2. We ordered renditions of the U.S. Constitution, the Declaration of Independence, and the Bill of Rights and they’re now framed and hanging in a highly visible location that the officers frequent at the Watertown Police Department.
3. We began in-service training classes.
4. We brought in a local attorney who shared with us some of his expertise on the American Founding.
5. We included a block of instruction in our field training program.
6. On a personal note, I ordered several books about the American Founding and began to better educate myself so that I could be a better leader.
Then, I reached out to Director Bryan Gortmaker of the South Dakota Division of Criminal Investigation and shared with him our discovery. Immediately, he went to work and added a block of training to ensure that every recruit in the State of South Dakota is educated on the founding documents. He also provided his staff with pocket US Constitutions as well. Most recently, Law Enforcement Training (LET) has offered an online leadership-training course, which serves to help connect the dots to our American founding. According to LET, a large number of law enforcement personnel are enrolled in the online leadership class. There are several books that you’re required to read to complete the course. Two of the books are written by Donald Phillips and are entitled: Our Founding Fathers on Leadership and Lincoln on Leadership. Both are very good reads! I hope that many more will take advantage of this opportunity. The good news is that you can still contact Agent Scott Rectenbaugh at LET and enroll. It’s not too late to do so.
Across our state, we have young and inexperienced officers.

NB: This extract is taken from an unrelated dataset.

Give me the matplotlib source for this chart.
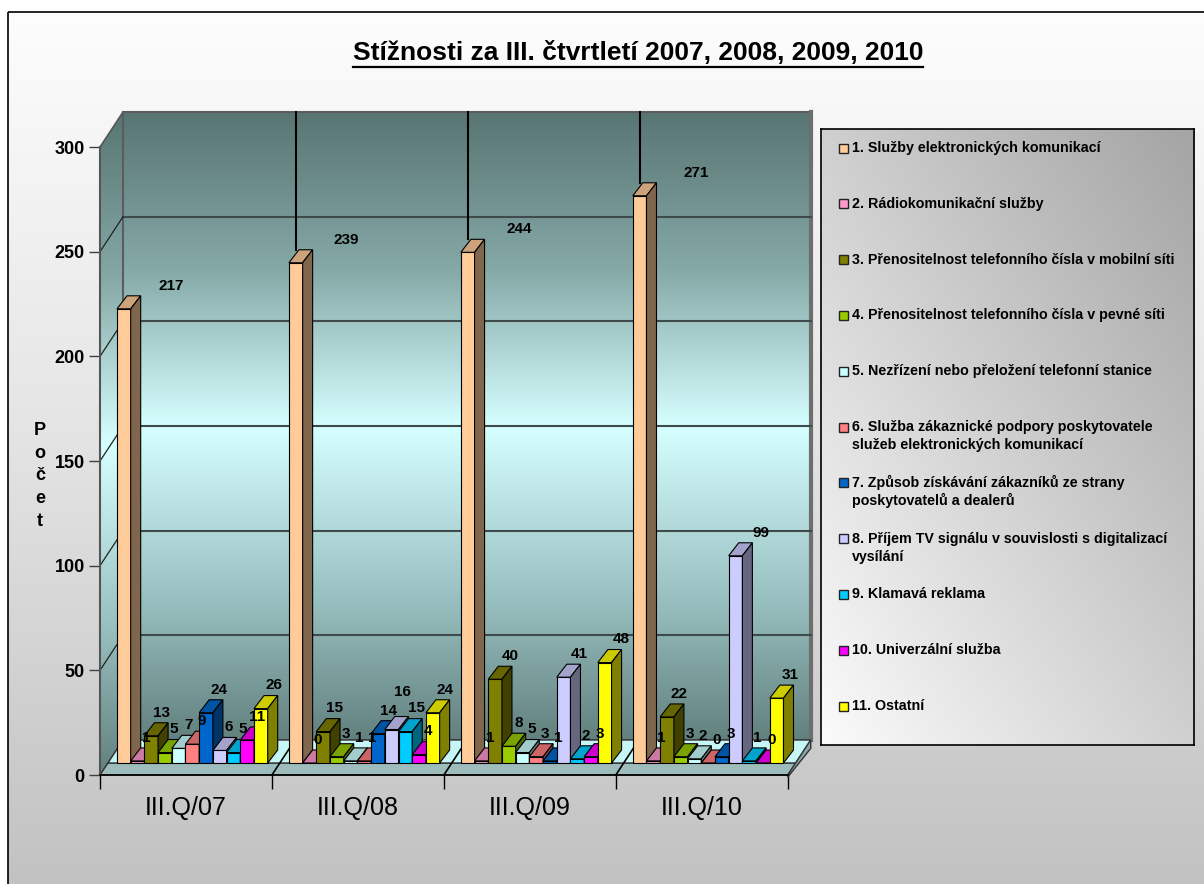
import numpy as np
import matplotlib.pyplot as plt
from matplotlib.patches import Polygon, Rectangle
from matplotlib.colors import to_rgb

plt.rcParams['font.family'] = ['Liberation Sans', 'DejaVu Sans']

# data
quarters = ['III.Q/07', 'III.Q/08', 'III.Q/09', 'III.Q/10']
categories = [
    '1. Služby elektronických komunikací',
    '2. Rádiokomunikační služby',
    '3. Přenositelnost telefonního čísla v mobilní síti',
    '4. Přenositelnost telefonního čísla v pevné síti',
    '5. Nezřízení nebo přeložení telefonní stanice',
    '6. Služba zákaznické podpory poskytovatele\nslužeb elektronických komunikací',
    '7. Způsob získávání zákazníků ze strany\nposkytovatelů a dealerů',
    '8. Příjem TV signálu v souvislosti s digitalizací\nvysílání',
    '9. Klamavá reklama',
    '10. Univerzální služba',
    '11. Ostatní',
]
colors = ['#FFCC99', '#FF99CC', '#808000', '#99CC00', '#CCFFFF', '#FF8080',
          '#0066CC', '#CCCCFF', '#00CCFF', '#FF00FF', '#FFFF00']
q07 = [217, 1, 13, 5, 7, 9, 24, 6, 5, 11, 26]
q08 = [239, 0, 15, 3, 1, 1, 14, 16, 15, 4, 24]
q09 = [244, 1, 40, 8, 5, 3, 1, 41, 2, 3, 48]
q10 = [271, 1, 22, 3, 2, 0, 3, 99, 1, 0, 31]
values = [q07, q08, q09, q10]
yticks = [0, 50, 100, 150, 200, 250, 300]

# geometry (one x unit = one bar width)
PXX, PXY = 13.7, 2.093          # pixels per x unit / per value unit
X0PX, Y0PX = 100, 775           # pixel position of the origin
GROUP = 12.55                   # group spacing
BAR0 = 1.24                     # first bar offset inside group
BASE = 12 / PXY                 # bars stand on the floor
DX, DY = 10 / PXX, 13 / PXY     # bar depth
DXW, DYW = 23 / PXX, 35 / PXY   # wall depth
FX = 8 / PXX
YMAX = 300


def shade(c, f):
    return tuple(np.array(to_rgb(c)) * f)


def vgrad(stops, n=300):
    pos = [p for p, _ in stops]
    cols = np.array([to_rgb(c) for _, c in stops])
    t = np.linspace(0, 1, n)
    arr = np.stack([np.interp(t, pos, cols[:, k]) for k in range(3)], axis=-1)
    return arr[:, None, :]


fig = plt.figure(figsize=(12.04, 8.84), dpi=100)

# background frame
bg = fig.add_axes([0, 0, 1, 1], zorder=0)
bg.set_xlim(0, 1204)
bg.set_ylim(884, 0)
bg.axis('off')
bg.imshow(vgrad([(0, '#fdfdfd'), (0.45, '#e6e6e6'), (1, '#c2c2c2')]),
          extent=[8, 1204, 884, 12], aspect='auto', zorder=0)
bg.add_patch(Rectangle((8, 12), 1220, 900, fill=False, ec='black', lw=1.2, zorder=1))

# main chart axes
ax = fig.add_axes([0, 0, 1, 1], zorder=1)
ax.patch.set_alpha(0)
ax.set_xlim(-X0PX / PXX, (1204 - X0PX) / PXX)
ax.set_ylim(-(884 - Y0PX) / PXY, Y0PX / PXY)

wall_grad = vgrad([(0, '#587573'), (0.25, '#85a9a7'), (0.5, '#d6ffff'),
                   (0.78, '#98bfbf'), (1, '#62817f')])
xr = 4 * GROUP
ax.imshow(wall_grad, extent=[DXW, xr + DXW, DYW, YMAX + DYW], aspect='auto', zorder=1)
side = Polygon([(0, 0), (0, YMAX), (DXW, YMAX + DYW), (DXW, DYW)], closed=True,
               fc='none', ec='#555555', lw=1.2, zorder=1.2)
im = ax.imshow(wall_grad, extent=[0, DXW, 0, YMAX + DYW], aspect='auto', zorder=1.1)
ax.add_patch(side)
im.set_clip_path(side)
ax.add_patch(Rectangle((DXW, DYW), xr, YMAX, fill=False, ec='#5c5c5c', lw=1.5, zorder=1.2))
ax.plot([xr + DXW] * 2, [DYW, YMAX + DYW], color='#6e6e6e', lw=3, zorder=1.2)

# gridlines
for v in yticks[1:-1]:
    ax.plot([DXW, xr + DXW], [v + DYW] * 2, color='#3f4a4a', lw=1.5, zorder=1.5)
    ax.plot([0, DXW], [v, v + DYW], color='#222222', lw=0.9, zorder=1.5)

# floor
ax.add_patch(Polygon([(0, 0), (xr, 0), (xr + FX, BASE), (FX, BASE)], closed=True,
                     fc='#9fbcbc', ec='#333333', lw=1, zorder=2))
ax.add_patch(Polygon([(FX, BASE), (xr + FX, BASE), (xr + DXW, DYW), (DXW, DYW)], closed=True,
                     fc='#c6f6f6', ec='#333333', lw=1, zorder=2))
ax.add_patch(Polygon([(xr, 0), (xr + DXW, DYW), (xr + DXW, DYW - 4), (xr, -1)], closed=True,
                     fc='#8aa6a6', ec='#333333', lw=1, zorder=2))
for k in range(1, 4):
    ax.plot([k * GROUP, k * GROUP + DXW], [0, DYW], color='black', lw=1.2, zorder=2.1)

# bars
z = 3.0
for g, vals in enumerate(values):
    prev = None
    for i, v in enumerate(vals):
        x = g * GROUP + BAR0 + i
        top = BASE + v
        ax.bar(x, v, width=1, bottom=BASE, align='edge', color=colors[i],
               edgecolor='black', lw=0.8, zorder=z)
        ax.add_patch(Polygon([(x, top), (x + 1, top), (x + 1 + DX, top + DY), (x + DX, top + DY)],
                             closed=True, fc=shade(colors[i], 0.8), ec='black', lw=0.8, zorder=z))
        ax.add_patch(Polygon([(x + 1, BASE), (x + 1 + DX, BASE + DY), (x + 1 + DX, top + DY), (x + 1, top)],
                             closed=True, fc=shade(colors[i], 0.5), ec='black', lw=0.8, zorder=z))
        z += 0.01
        lx = x + 0.5 + 0.6 + 0.013 * v
        ly = top + DY + 1.5
        hw = len(str(v)) * 0.3
        # lift a label that would collide with its left neighbour
        if prev and abs(lx - prev[0]) < hw + prev[2] and abs(ly - prev[1]) < 7:
            ly = prev[1] + 9
        ax.text(lx, ly, str(v), ha='center', va='bottom',
                fontsize=11, fontweight='bold', zorder=10)
        prev = (lx, ly, hw)
    if g > 0:
        x = g * GROUP + BAR0 + 0.5
        ax.plot([x, x], [BASE + vals[0] + DY, YMAX + DYW], color='black', lw=1.5, zorder=2.8)

# axes
for s in ['top', 'right']:
    ax.spines[s].set_visible(False)
ax.spines['left'].set_position(('data', 0))
ax.spines['left'].set_bounds(0, YMAX)
ax.spines['left'].set_color('#555555')
ax.spines['left'].set_linewidth(1.5)
ax.spines['bottom'].set_position(('data', 0))
ax.spines['bottom'].set_bounds(0, xr)
ax.spines['bottom'].set_linewidth(1.2)
ax.set_yticks(yticks)
ax.tick_params(axis='y', length=8, width=1, color='#404040', pad=3, labelsize=13)
for lab in ax.get_yticklabels():
    lab.set_fontweight('bold')
ax.set_xticks([k * GROUP for k in range(5)])
ax.set_xticklabels([])
ax.set_xticks([(k + 0.5) * GROUP for k in range(4)], minor=True)
ax.set_xticklabels(quarters, minor=True, fontsize=18)
ax.tick_params(axis='x', which='major', length=10, width=1, direction='out')
ax.tick_params(axis='x', which='minor', length=0, pad=15)

# y label
fig.text(40 / 1204, 1 - 476 / 884, 'P\no\nč\ne\nt', ha='center', va='center',
         fontsize=13, fontweight='bold', linespacing=1.45)

# title
title = fig.text(638 / 1204, 1 - 53 / 884, 'Stížnosti za III. čtvrtletí 2007, 2008, 2009, 2010',
                 ha='center', va='center', fontsize=19, fontweight='bold')
fig.canvas.draw()
bb = title.get_window_extent()
bg.plot([bb.x0, bb.x1], [884 - bb.y0 + 2] * 2, color='black', lw=1.6, zorder=2)

# legend
L, T, R, B = 821, 129, 1194, 745
lax = fig.add_axes([L / 1204, 1 - B / 884, (R - L) / 1204, (B - T) / 884], zorder=2)
lax.set_xlim(0, R - L)
lax.set_ylim(B - T, 0)
lax.set_xticks([])
lax.set_yticks([])
u = np.linspace(0, 1, 200)[None, :]
t = np.linspace(1, 0, 200)[:, None]
gmix = (u + t) / 2
lo, hi = np.array(to_rgb('#fbfbfb')), np.array(to_rgb('#a4a4a4'))
lax.imshow(lo + (hi - lo) * gmix[..., None], extent=[0, R - L, B - T, 0], aspect='auto')
for s in lax.spines.values():
    s.set_linewidth(1.2)
for i, (name, c) in enumerate(zip(categories, colors)):
    yc = 19 + i * 55.8
    lax.add_patch(Rectangle((18, yc - 4.5), 9, 9, fc=c, ec='#222222', lw=1))
    for j, line in enumerate(name.split('\n')):
        lax.text(31, yc + j * 18, line, ha='left', va='center', fontsize=10.3, fontweight='bold')

fig.savefig('out.png', dpi=100)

In some instances we have young and inexperienced Chiefs and Sheriffs. On a regular basis, they will find themselves in difficult situations, facing circumstances, which cause enormous amounts of pressure and stress. They will be required to make split-minute decisions regarding liberty, life, and death. They will face ethical dilemmas on a daily basis. It is imperative they are armed with and rooted in the ideals and principles upon which our country was founded. Having this knowledge and belief will guide and direct them. It will connect them to their higher purpose as noble guardians of sacred -God given rights of life—human life, liberty—freedom, and the pursuit of happiness—the golden apple. It will connect them directly to U.S. Constitution, the silver frame made to protect the golden
apple.
Without this knowledge and connection, they’re likely to get the sequence wrong. It’s likely they will never be able to fulfill their fundamental purpose. They will never be able to reach their intended destination. It’s not too late, you can still connect the dots and you can help your people connect the dots too. When you do connect the dots, no matter how far you travel from your origins, you’ll never lose what it gave to you. Thank you and God bless America.